As someone who grew up with used textbooks from first grade through university the brouhaha is virtually incomprehensible to me. There was even a remote sense of archeological discovery where some of the previous owners had signed their names.

“The same book as Julie Worley’s older sister? Her fair hands actually touched these same pages! I will never wash mine again…”
“Rick Daily had this? He can read?”

I tried asking some Chinese colleagues about the issue and it was clear as one put it that it is also a “cultural issue.”
“We don’t like anything old or used,” he explained. “It means we are poor.”

“Yeah, maybe, I can sort of see that though it doesn’t bother me,” I said, absently mindedly fingering the 2-year-old patch on my 8-year-old jeans and wondering how I was going to make it the end of the month on 800 yuan. “What about the idea that it’s what’s inside the book is more important than what it looks like on the outside?”

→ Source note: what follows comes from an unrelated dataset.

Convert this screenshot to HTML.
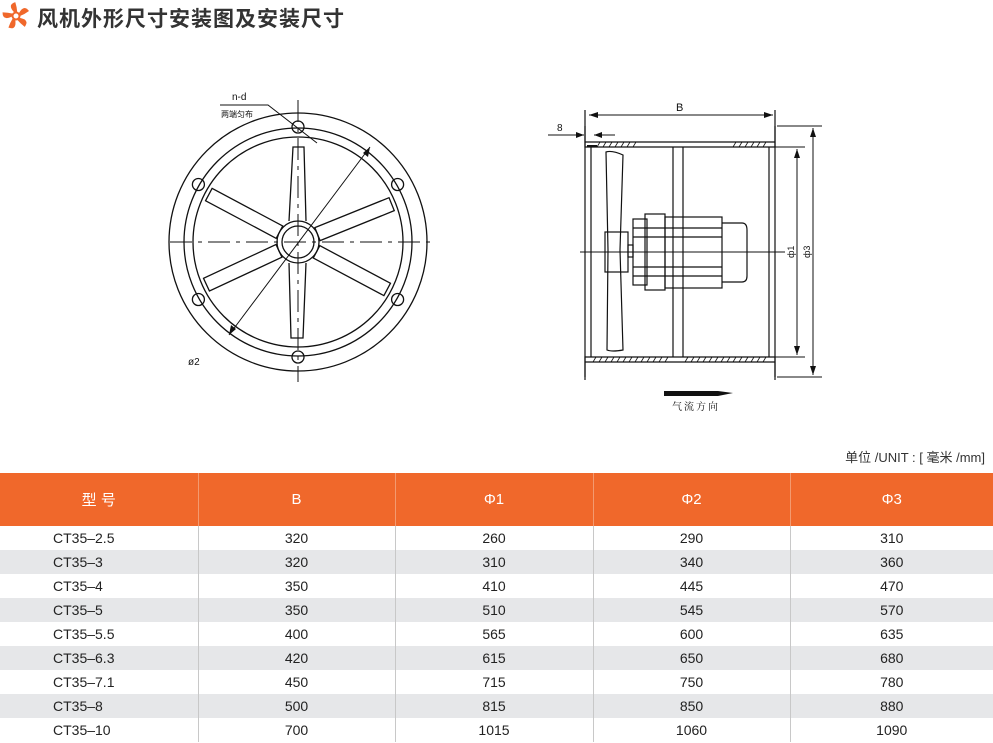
<!DOCTYPE html>
<html><head><meta charset="utf-8"><style>
body{margin:0;width:993px;height:743px;background:#fff;position:relative;overflow:hidden;font-family:"Liberation Sans","Noto Sans CJK SC",sans-serif}
.t{position:absolute;left:37px;top:3px;font-size:21px;font-weight:bold;color:#333;letter-spacing:1px}
.unit{position:absolute;right:8px;top:447px;font-size:13px;color:#333}
table{position:absolute;left:0;top:473px;width:993px;border-collapse:collapse;table-layout:fixed;font-size:14px;color:#222}
th{background:#f0682b;color:#fff;font-weight:normal;font-size:15px;height:53px;border-left:1px solid #f39a70;padding:0}
th:first-child{border-left:none}
td{height:24px;padding:0;text-align:center;border-left:1px solid #c8c8c8}
td:first-child{border-left:none;text-align:left;padding-left:53px}
tr.g td{background:#e6e7e9}
</style></head><body>
<svg style="position:absolute;left:0;top:0" width="993" height="440">
<g transform="translate(16,16)" fill="#f0682b">
<circle r="3.5" fill="none" stroke="#f0682b" stroke-width="2"/>
<g id="b"><path d="M3,-3 Q8,-12 13,-5 Q9,-2 4,0Z"/></g>
<use href="#b" transform="rotate(72)"/><use href="#b" transform="rotate(144)"/><use href="#b" transform="rotate(216)"/><use href="#b" transform="rotate(288)"/>
</g>
<g fill="none" stroke="#111" stroke-width="1.3">
<circle cx="298" cy="242" r="129"/>
<circle cx="298" cy="242" r="114"/>
<circle cx="298" cy="242" r="105"/>
<circle cx="298" cy="242" r="21"/>
<circle cx="298" cy="242" r="16"/>
<g transform="translate(298,242)">
<circle cx="0" cy="-115" r="6"/><circle cx="0" cy="115" r="6"/>
<circle cx="99.6" cy="-57.5" r="6"/><circle cx="-99.6" cy="-57.5" r="6"/>
<circle cx="99.6" cy="57.5" r="6"/><circle cx="-99.6" cy="57.5" r="6"/>
<path d="M-9,-21 L-5,-95 L6,-95 L8,-21"/>
<path d="M-9,21 L-7,96 L5,96 L8,21"/>
<g transform="rotate(-22)"><rect x="21" y="-7" width="80" height="14"/></g>
<g transform="rotate(-152)"><rect x="21" y="-7" width="80" height="14"/></g>
<g transform="rotate(28)"><rect x="21" y="-7" width="80" height="14"/></g>
<g transform="rotate(155)"><rect x="21" y="-7" width="80" height="14"/></g>
</g>
<path d="M170,242 H430" stroke-dasharray="22,6,4,6" stroke-width="1"/>
<path d="M298,100 V382" stroke-dasharray="22,6,4,6" stroke-width="1"/>
<path d="M370,147 L229,335" stroke-width="1"/>
<path d="M220,105 H268 L317,143" stroke-width="1"/>
</g>
<path d="M370,147 l-2,10 l-5,-4z M229,335 l2,-10 l5,4z" fill="#111"/>
<text x="232" y="100" font-size="10" fill="#111">n-d</text>
<text x="221" y="117" font-size="8" fill="#111" font-family="Liberation Sans,Noto Sans CJK SC,sans-serif">两端匀布</text>
<text x="188" y="365" font-size="10" fill="#111">ø2</text>

<g fill="none" stroke="#111" stroke-width="1.2">
<path d="M585,110 V380 M775,110 V380"/>
<path d="M585,126 V147 H775 V126"/>
<path d="M591,147 V357 M769,147 V357"/>
<path d="M585,142 H775"/>
<path d="M585,377 V357 H775 V377"/>
<path d="M585,362 H775"/>
<path d="M673,147 V357 M683,147 V357"/>
<path d="M606,152 Q612,150 623,155 L620,250 L623,350 Q612,352 607,350 L608,250Z"/>
<rect x="605" y="232" width="23" height="40"/>
<rect x="628" y="245" width="5" height="12"/>
<rect x="633" y="219" width="14" height="66"/>
<rect x="645" y="214" width="20" height="76"/>
<rect x="665" y="217" width="57" height="71"/>
<path d="M633,228 H722 M633,237 H722 M633,267 H722 M633,276 H722"/>
<path d="M722,223 H742 Q747,223 747,230 V276 Q747,282 742,282 H722"/>
<path d="M580,252 H785" stroke-width="1"/>
<path d="M589,115 H773" stroke-width="1"/>
<path d="M548,135 H584 M594,135 H615" stroke-width="1"/>
<path d="M777,126 H822 M777,377 H822 M775,147 H805 M775,357 H805" stroke-width="1"/>
<path d="M797,149 V355 M813,128 V375" stroke-width="1"/>
</g>
<g fill="#111">
<path d="M589,115 l9,-3 v6z M773,115 l-9,-3 v6z"/>
<path d="M584,135 l-8,-3 v6z M594,135 l8,-3 v6z"/>
<path d="M797,149 l-3,9 h6z M797,355 l-3,-9 h6z M813,128 l-3,9 h6z M813,375 l-3,-9 h6z"/>
<path d="M664,391 H718 L733,393 L718,396 H664z"/>
<path d="M587,145 h10 v2 h-10z"/>
</g>
<g stroke="#111" stroke-width="0.8">
<path d="M600,142 l-3,5 M606,142 l-3,5 M612,142 l-3,5 M618,142 l-3,5 M624,142 l-3,5 M630,142 l-3,5 M636,142 l-3,5 M736,142 l-3,5 M742,142 l-3,5 M748,142 l-3,5 M754,142 l-3,5 M760,142 l-3,5 M766,142 l-3,5"/>
<path d="M596,357 l-3,5 M602,357 l-3,5 M608,357 l-3,5 M614,357 l-3,5 M620,357 l-3,5 M626,357 l-3,5 M632,357 l-3,5 M638,357 l-3,5 M644,357 l-3,5 M650,357 l-3,5 M656,357 l-3,5 M662,357 l-3,5 M668,357 l-3,5 M688,357 l-3,5 M694,357 l-3,5 M700,357 l-3,5 M706,357 l-3,5 M712,357 l-3,5 M718,357 l-3,5 M724,357 l-3,5 M730,357 l-3,5 M736,357 l-3,5 M742,357 l-3,5 M748,357 l-3,5 M754,357 l-3,5 M760,357 l-3,5 M766,357 l-3,5"/>
</g>
<text x="676" y="111" font-size="11" fill="#111">B</text>
<text x="557" y="131" font-size="10" fill="#111">8</text>
<text transform="translate(794,258) rotate(-90)" font-size="9" fill="#111">ф1</text>
<text transform="translate(810,258) rotate(-90)" font-size="9" fill="#111">ф3</text>
<text x="672" y="410" font-size="10" fill="#111" font-family="Liberation Serif,Noto Serif CJK SC,serif" letter-spacing="2">气流方向</text>
</svg>
<div class="t">风机外形尺寸安装图及安装尺寸</div>
<div class="unit">单位 /UNIT : [ 毫米 /mm]</div>
<table>
<colgroup><col style="width:198px"><col style="width:197px"><col style="width:198px"><col style="width:197px"><col style="width:203px"></colgroup>
<tr><th>型 号</th><th>B</th><th>Φ1</th><th>Φ2</th><th>Φ3</th></tr>
<tr><td>CT35–2.5</td><td>320</td><td>260</td><td>290</td><td>310</td></tr>
<tr class="g"><td>CT35–3</td><td>320</td><td>310</td><td>340</td><td>360</td></tr>
<tr><td>CT35–4</td><td>350</td><td>410</td><td>445</td><td>470</td></tr>
<tr class="g"><td>CT35–5</td><td>350</td><td>510</td><td>545</td><td>570</td></tr>
<tr><td>CT35–5.5</td><td>400</td><td>565</td><td>600</td><td>635</td></tr>
<tr class="g"><td>CT35–6.3</td><td>420</td><td>615</td><td>650</td><td>680</td></tr>
<tr><td>CT35–7.1</td><td>450</td><td>715</td><td>750</td><td>780</td></tr>
<tr class="g"><td>CT35–8</td><td>500</td><td>815</td><td>850</td><td>880</td></tr>
<tr><td>CT35–10</td><td>700</td><td>1015</td><td>1060</td><td>1090</td></tr>
</table>
</body></html>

Another Chinese coworker laughed. “If you could read what is inside our textbooks, perhaps you would agree that a pretty cover has more value.”

2 comments:

Anonymous said...

or textbooks in New York City, where the last president on the "roll call of presidents" is James Garfield!

Matthew said...

Do other Asian countries recycle textbooks? I know most have a similar view about having second-hand things around.

That last bit about your conversation is fantastic. Makes me want to go buy a Chinese textbook and learn to read.